* _PROBLEM DETAILS_
Scan the lines below for the word "with". Copy each line you find it in.

-- BEGIN GIVEN MATERIAL --

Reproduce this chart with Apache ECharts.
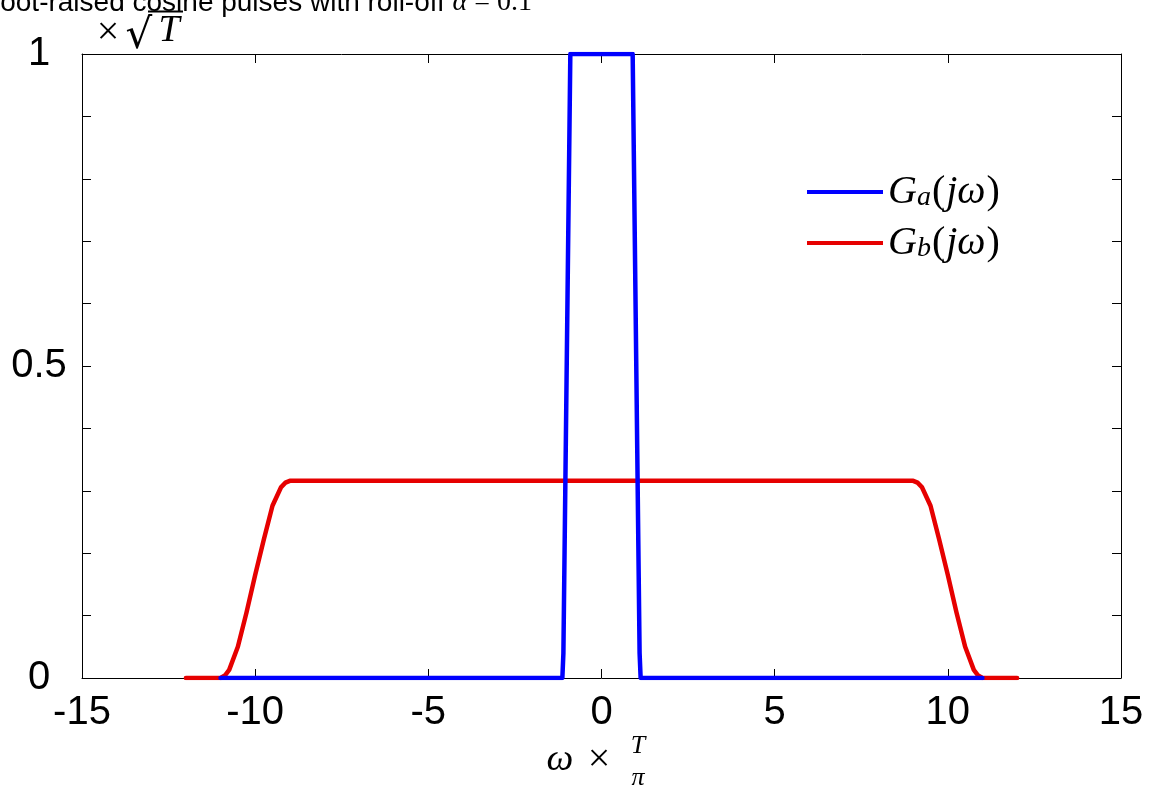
<!DOCTYPE html>
<html><head><meta charset="utf-8">
<script src="https://cdn.jsdelivr.net/npm/echarts@6/dist/echarts.min.js"></script>
<style>html,body{margin:0;padding:0;background:#fff}#c{width:1149px;height:785px}</style>
</head><body><div id="c"></div>
<script>
// ---- data ----
const xTicks = [-15, -10, -5, 0, 5, 10, 15];
const yTickLabels = ['0', '0.5', '1'];
const yTickLabelValues = [0, 0.5, 1];
const seriesNames = ['Ga', 'Gb'];
const gaW = [-11, -1.13, -1.1, -0.9, 0.9, 1.1, 1.13, 11];
const gaV = [0, 0, 0.04, 1, 1, 0.04, 0, 0];
const gbW = [-12, -11, -10.875, -10.75, -10.5, -10.25, -10, -9.75, -9.5, -9.25, -9.125, -9, 9, 9.125, 9.25, 9.5, 9.75, 10, 10.25, 10.5, 10.75, 10.875, 11, 12];
const gbV = [0, 0, 0.004, 0.013, 0.05, 0.105, 0.165, 0.222, 0.276, 0.306, 0.313, 0.316, 0.316, 0.313, 0.306, 0.276, 0.222, 0.165, 0.105, 0.05, 0.013, 0.004, 0, 0];

const chart = echarts.init(document.getElementById('c'), null, {renderer: 'canvas'});
const sans = 'Liberation Sans';
const serif = 'Liberation Serif';
const axisLineStyle = {color: '#000', width: 1};
function yFmt(v) {
  for (let i = 0; i < yTickLabelValues.length; i++) {
    if (Math.abs(v - yTickLabelValues[i]) < 1e-9) return yTickLabels[i];
  }
  return '';
}
const legendRich = {
  i: {fontFamily: serif, fontStyle: 'italic', fontSize: 40, lineHeight: 40, color: '#000'},
  r: {fontFamily: serif, fontSize: 40, lineHeight: 40, color: '#000', padding: [0, 1, 0, 1]},
  s: {fontFamily: serif, fontStyle: 'italic', fontSize: 28, lineHeight: 24, verticalAlign: 'bottom', color: '#000'}
};
const option = {
  backgroundColor: '#fff',
  animation: false,
  grid: {left: 82, right: 28, top: 54, bottom: 107, containLabel: false},
  xAxis: [{
    type: 'value', min: xTicks[0], max: xTicks[xTicks.length - 1], interval: 5, position: 'bottom',
    axisLine: {show: true, onZero: false, lineStyle: axisLineStyle},
    axisTick: {show: true, inside: true, length: 9, lineStyle: axisLineStyle},
    axisLabel: {fontSize: 40, fontFamily: sans, color: '#000', margin: 15},
    splitLine: {show: false}
  }, {
    type: 'value', min: xTicks[0], max: xTicks[xTicks.length - 1], interval: 5, position: 'top',
    axisLine: {show: true, onZero: false, lineStyle: axisLineStyle},
    axisTick: {show: true, inside: true, length: 9, lineStyle: axisLineStyle},
    axisLabel: {show: false}, splitLine: {show: false}
  }],
  yAxis: [{
    type: 'value', min: 0, max: 1, interval: 0.1, position: 'left',
    axisLine: {show: true, onZero: false, lineStyle: axisLineStyle},
    axisTick: {show: true, inside: true, length: 9, lineStyle: axisLineStyle},
    axisLabel: {fontSize: 40, fontFamily: sans, color: '#000', margin: 43, align: 'center', formatter: yFmt},
    splitLine: {show: false}
  }, {
    type: 'value', min: 0, max: 1, interval: 0.1, position: 'right',
    axisLine: {show: true, onZero: false, lineStyle: axisLineStyle},
    axisTick: {show: true, inside: true, length: 9, lineStyle: axisLineStyle},
    axisLabel: {show: false}, splitLine: {show: false}
  }],
  legend: {
    orient: 'vertical', left: 807, top: 172, padding: 0, icon: 'rect', itemWidth: 76, itemHeight: 4, itemGap: 11,
    data: seriesNames,
    textStyle: {rich: legendRich},
    formatter: function (n) {
      return n === 'Ga' ? '{i|G}{s|a}{r|(}{i|jω}{r|)}' : '{i|G}{s|b}{r|(}{i|jω}{r|)}';
    }
  },
  series: [{
    name: 'Gb', type: 'line', z: 2, showSymbol: false, smooth: false,
    data: gbW.map((w, i) => [w, gbV[i]]),
    lineStyle: {color: '#e60000', width: 4.5, cap: 'round', join: 'round'},
    itemStyle: {color: '#e60000'}
  }, {
    name: 'Ga', type: 'line', z: 3, showSymbol: false,
    data: gaW.map((w, i) => [w, gaV[i]]),
    lineStyle: {color: '#0000ff', width: 4.5, cap: 'round', join: 'round'},
    itemStyle: {color: '#0000ff'}
  }],
  graphic: [
    {type: 'text', x: -20, y: -11, style: {
      text: '{a|Root-raised cosine pulses with roll-off }{i|α}{r| = 0.1}',
      verticalAlign: 'top',
      rich: {
        a: {fontFamily: sans, fontSize: 28, lineHeight: 28, color: '#000'},
        i: {fontFamily: serif, fontStyle: 'italic', fontSize: 28, lineHeight: 28, color: '#000'},
        r: {fontFamily: serif, fontSize: 28, lineHeight: 28, color: '#000'}
      }}},
    {type: 'text', x: 108, y: 33, style: {text: '×', font: '40px "Liberation Serif"', fill: '#000', align: 'center', verticalAlign: 'middle'}},
    {type: 'text', x: 139, y: 37, style: {text: '√', font: '42px "DejaVu Serif"', fill: '#000', align: 'center', verticalAlign: 'middle'}},
    {type: 'line', shape: {x1: 148, y1: 11.5, x2: 183, y2: 11.5}, style: {stroke: '#000', lineWidth: 1.8}},
    {type: 'text', x: 169, y: 31, style: {text: 'T', font: 'italic 38px "Liberation Serif"', fill: '#000', align: 'center', verticalAlign: 'middle'}},
    {type: 'text', x: 560, y: 760, style: {text: 'ω', font: 'italic 38px "Liberation Serif"', fill: '#000', align: 'center', verticalAlign: 'middle'}},
    {type: 'text', x: 599, y: 760, style: {text: '×', font: '40px "Liberation Serif"', fill: '#000', align: 'center', verticalAlign: 'middle'}},
    {type: 'text', x: 638, y: 746, style: {text: 'T', font: 'italic 26px "Liberation Serif"', fill: '#000', align: 'center', verticalAlign: 'middle'}},
    {type: 'text', x: 638, y: 778, style: {text: 'π', font: 'italic 26px "Liberation Serif"', fill: '#000', align: 'center', verticalAlign: 'middle'}}
  ]
};
chart.setOption(option);
</script>
</body></html>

-- END GIVEN MATERIAL --

* _RESULT OF THIS TASK_
Reproduce this chart with Apache ECharts.
      text: '{a|Root-raised cosine pulses with roll-off }{i|α}{r| = 0.1}',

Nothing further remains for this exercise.